### WRITTEN REQUEST
Give nothing except the number of lines containing the word "that".

### DATA SHOWN
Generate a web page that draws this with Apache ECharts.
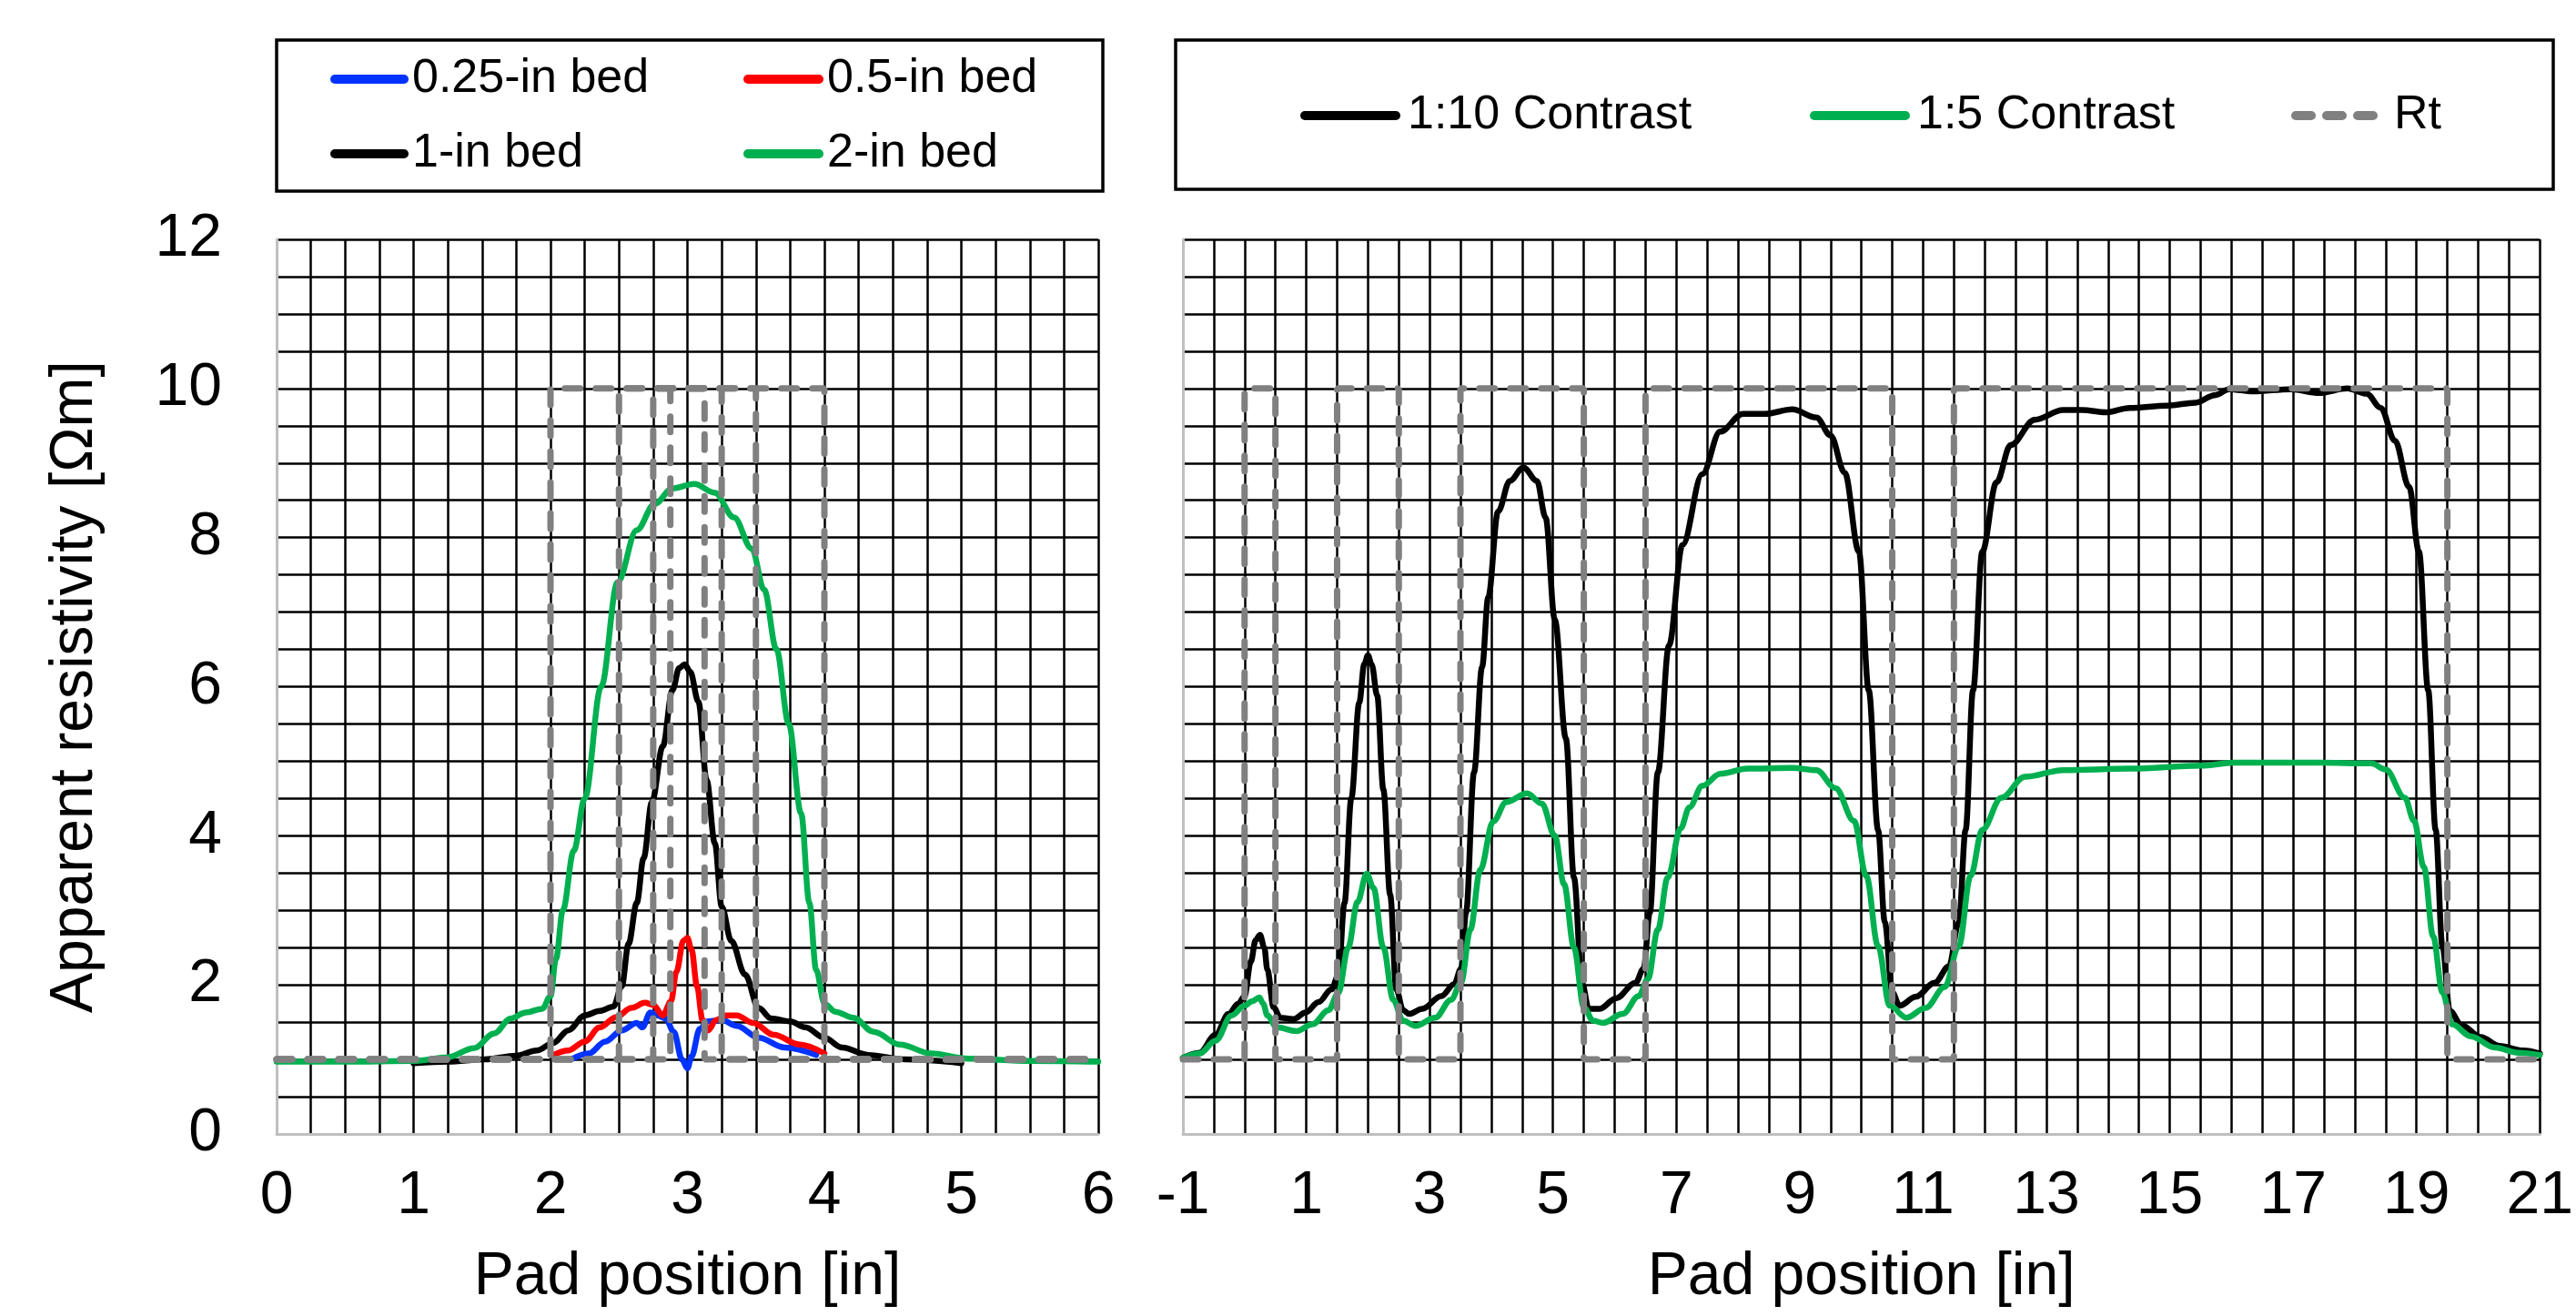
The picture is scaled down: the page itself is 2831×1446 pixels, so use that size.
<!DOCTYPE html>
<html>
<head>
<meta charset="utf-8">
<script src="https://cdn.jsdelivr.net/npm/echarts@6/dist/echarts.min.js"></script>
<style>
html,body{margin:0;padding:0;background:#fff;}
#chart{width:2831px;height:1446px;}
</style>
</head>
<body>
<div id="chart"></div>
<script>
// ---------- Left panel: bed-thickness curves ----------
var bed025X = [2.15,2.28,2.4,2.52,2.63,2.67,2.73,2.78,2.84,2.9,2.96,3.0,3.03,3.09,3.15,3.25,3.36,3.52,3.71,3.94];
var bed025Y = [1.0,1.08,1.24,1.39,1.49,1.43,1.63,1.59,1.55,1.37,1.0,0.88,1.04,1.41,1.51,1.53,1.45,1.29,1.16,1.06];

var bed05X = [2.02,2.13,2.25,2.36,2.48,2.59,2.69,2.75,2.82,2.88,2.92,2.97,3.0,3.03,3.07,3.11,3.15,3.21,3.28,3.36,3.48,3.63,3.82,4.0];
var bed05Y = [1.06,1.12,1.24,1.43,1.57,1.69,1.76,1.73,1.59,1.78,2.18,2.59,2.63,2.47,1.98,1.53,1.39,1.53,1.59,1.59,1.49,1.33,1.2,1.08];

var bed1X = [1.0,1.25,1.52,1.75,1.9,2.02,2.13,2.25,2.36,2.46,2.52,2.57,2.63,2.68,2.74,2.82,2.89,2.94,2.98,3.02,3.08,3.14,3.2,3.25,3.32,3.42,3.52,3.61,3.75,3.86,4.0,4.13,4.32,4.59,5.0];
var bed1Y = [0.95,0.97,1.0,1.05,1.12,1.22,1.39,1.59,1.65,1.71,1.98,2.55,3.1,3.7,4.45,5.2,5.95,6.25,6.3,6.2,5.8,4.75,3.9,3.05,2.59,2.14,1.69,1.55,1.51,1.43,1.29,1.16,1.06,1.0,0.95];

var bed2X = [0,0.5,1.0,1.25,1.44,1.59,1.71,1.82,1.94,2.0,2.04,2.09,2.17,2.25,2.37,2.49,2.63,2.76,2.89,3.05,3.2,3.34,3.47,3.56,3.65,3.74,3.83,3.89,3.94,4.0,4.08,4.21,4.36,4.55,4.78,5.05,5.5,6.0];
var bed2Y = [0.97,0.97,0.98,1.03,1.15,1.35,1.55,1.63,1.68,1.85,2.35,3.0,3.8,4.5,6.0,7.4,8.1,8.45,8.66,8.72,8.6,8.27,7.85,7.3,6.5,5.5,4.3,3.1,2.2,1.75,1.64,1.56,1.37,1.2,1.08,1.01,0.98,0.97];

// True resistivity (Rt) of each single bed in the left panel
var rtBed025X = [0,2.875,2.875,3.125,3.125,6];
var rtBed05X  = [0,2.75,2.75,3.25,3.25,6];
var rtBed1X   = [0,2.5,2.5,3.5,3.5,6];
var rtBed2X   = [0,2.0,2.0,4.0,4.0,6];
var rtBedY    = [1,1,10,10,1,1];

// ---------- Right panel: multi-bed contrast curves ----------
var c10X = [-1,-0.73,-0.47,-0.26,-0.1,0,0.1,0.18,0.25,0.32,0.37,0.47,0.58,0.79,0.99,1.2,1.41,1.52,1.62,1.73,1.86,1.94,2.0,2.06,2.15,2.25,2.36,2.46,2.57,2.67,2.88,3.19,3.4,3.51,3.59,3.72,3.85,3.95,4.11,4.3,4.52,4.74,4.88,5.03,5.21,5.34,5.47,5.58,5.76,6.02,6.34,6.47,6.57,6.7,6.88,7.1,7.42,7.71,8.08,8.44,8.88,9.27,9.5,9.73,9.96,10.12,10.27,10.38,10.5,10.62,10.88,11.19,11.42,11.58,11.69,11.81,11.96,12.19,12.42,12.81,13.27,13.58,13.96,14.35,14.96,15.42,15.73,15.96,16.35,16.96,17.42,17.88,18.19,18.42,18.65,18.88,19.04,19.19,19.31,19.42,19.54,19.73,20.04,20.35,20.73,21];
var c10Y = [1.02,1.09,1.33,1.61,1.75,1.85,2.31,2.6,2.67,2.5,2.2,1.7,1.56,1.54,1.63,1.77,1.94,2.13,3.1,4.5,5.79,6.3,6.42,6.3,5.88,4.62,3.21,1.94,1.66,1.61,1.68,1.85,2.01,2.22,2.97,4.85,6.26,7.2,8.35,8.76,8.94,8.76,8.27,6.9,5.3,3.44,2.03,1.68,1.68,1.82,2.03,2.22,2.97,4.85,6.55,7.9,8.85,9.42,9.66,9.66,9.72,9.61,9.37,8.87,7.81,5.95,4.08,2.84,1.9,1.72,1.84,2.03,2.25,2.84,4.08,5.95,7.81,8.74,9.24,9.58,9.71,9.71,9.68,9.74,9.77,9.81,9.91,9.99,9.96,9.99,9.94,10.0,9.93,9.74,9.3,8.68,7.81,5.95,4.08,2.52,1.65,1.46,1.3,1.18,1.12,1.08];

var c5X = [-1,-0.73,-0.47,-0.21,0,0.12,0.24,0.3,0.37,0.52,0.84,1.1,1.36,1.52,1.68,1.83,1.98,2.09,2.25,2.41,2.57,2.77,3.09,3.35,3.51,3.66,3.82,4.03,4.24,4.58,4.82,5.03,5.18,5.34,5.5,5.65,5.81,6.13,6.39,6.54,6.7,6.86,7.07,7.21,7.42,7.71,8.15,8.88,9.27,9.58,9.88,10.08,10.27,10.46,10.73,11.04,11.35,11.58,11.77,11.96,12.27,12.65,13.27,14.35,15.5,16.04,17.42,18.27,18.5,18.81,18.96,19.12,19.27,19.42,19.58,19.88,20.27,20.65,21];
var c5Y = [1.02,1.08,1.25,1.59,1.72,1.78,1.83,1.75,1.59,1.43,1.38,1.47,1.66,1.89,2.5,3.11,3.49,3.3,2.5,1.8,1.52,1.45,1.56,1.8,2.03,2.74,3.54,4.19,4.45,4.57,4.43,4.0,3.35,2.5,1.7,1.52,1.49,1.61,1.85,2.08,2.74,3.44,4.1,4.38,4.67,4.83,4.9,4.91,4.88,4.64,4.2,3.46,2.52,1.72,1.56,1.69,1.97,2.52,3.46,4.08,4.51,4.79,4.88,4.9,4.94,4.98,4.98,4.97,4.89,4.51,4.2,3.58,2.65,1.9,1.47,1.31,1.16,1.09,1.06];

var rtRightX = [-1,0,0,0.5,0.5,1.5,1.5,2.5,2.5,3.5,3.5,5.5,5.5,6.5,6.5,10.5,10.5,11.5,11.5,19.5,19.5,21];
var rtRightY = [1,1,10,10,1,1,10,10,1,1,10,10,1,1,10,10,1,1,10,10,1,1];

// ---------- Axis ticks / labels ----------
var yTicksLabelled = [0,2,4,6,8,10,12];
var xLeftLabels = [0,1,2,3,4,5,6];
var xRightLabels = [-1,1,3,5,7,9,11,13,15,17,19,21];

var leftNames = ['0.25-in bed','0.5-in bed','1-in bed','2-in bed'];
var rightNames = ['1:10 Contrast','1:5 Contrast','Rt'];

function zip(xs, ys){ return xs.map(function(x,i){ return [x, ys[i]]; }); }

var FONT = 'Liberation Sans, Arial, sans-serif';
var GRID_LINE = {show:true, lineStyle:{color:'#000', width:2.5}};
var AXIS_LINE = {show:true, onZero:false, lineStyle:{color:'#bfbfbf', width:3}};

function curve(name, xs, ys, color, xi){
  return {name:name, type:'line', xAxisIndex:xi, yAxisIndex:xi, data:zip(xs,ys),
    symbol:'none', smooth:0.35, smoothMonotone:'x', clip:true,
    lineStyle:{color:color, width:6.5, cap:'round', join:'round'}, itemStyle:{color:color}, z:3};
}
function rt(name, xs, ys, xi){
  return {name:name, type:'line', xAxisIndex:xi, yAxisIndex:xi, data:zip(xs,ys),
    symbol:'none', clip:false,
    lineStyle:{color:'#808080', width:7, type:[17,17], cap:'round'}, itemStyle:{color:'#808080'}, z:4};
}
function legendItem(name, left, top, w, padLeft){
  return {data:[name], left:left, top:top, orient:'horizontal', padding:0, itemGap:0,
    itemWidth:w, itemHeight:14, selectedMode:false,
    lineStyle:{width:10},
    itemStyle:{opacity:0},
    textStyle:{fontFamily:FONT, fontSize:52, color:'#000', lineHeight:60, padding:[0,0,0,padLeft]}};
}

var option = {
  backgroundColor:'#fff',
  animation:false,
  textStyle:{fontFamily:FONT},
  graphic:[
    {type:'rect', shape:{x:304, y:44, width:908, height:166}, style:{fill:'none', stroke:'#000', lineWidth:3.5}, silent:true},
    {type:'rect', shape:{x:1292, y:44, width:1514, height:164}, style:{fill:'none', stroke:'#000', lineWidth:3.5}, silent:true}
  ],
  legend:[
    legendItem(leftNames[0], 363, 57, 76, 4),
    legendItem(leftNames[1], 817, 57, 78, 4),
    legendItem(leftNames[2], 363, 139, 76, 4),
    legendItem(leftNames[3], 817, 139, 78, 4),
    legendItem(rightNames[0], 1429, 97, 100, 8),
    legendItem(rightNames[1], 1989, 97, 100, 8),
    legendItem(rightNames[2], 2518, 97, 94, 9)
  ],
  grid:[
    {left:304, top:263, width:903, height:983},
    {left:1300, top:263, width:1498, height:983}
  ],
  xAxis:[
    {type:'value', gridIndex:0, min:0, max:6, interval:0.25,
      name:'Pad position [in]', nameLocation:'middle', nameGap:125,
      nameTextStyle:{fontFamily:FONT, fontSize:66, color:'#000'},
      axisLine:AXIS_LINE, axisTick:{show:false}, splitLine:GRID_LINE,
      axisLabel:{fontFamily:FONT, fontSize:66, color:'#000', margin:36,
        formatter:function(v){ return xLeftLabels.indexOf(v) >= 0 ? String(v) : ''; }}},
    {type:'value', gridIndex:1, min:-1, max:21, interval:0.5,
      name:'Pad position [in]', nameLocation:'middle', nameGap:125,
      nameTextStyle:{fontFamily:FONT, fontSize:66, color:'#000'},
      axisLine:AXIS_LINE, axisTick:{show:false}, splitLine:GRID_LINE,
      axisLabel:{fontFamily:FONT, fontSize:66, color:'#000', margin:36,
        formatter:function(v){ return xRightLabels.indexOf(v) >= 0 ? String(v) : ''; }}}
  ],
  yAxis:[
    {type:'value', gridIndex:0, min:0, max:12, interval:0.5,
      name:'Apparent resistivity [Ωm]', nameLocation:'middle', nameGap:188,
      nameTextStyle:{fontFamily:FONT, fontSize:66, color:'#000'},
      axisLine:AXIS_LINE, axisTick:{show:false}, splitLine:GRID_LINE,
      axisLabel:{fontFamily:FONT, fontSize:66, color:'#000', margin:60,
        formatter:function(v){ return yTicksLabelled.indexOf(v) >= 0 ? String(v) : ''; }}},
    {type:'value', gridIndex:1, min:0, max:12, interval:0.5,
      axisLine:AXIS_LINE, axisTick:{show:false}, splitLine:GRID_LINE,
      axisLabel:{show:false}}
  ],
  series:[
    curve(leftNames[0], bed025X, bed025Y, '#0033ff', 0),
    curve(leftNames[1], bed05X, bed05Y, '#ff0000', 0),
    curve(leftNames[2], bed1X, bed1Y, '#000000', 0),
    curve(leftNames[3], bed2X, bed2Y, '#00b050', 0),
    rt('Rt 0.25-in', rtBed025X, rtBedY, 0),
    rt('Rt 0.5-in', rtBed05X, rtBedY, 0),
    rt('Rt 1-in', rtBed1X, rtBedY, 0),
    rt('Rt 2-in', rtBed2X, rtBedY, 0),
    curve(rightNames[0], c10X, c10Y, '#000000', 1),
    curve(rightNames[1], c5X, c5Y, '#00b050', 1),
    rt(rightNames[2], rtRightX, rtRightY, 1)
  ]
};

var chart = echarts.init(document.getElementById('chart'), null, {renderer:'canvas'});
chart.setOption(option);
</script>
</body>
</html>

### TASK SOLUTION
2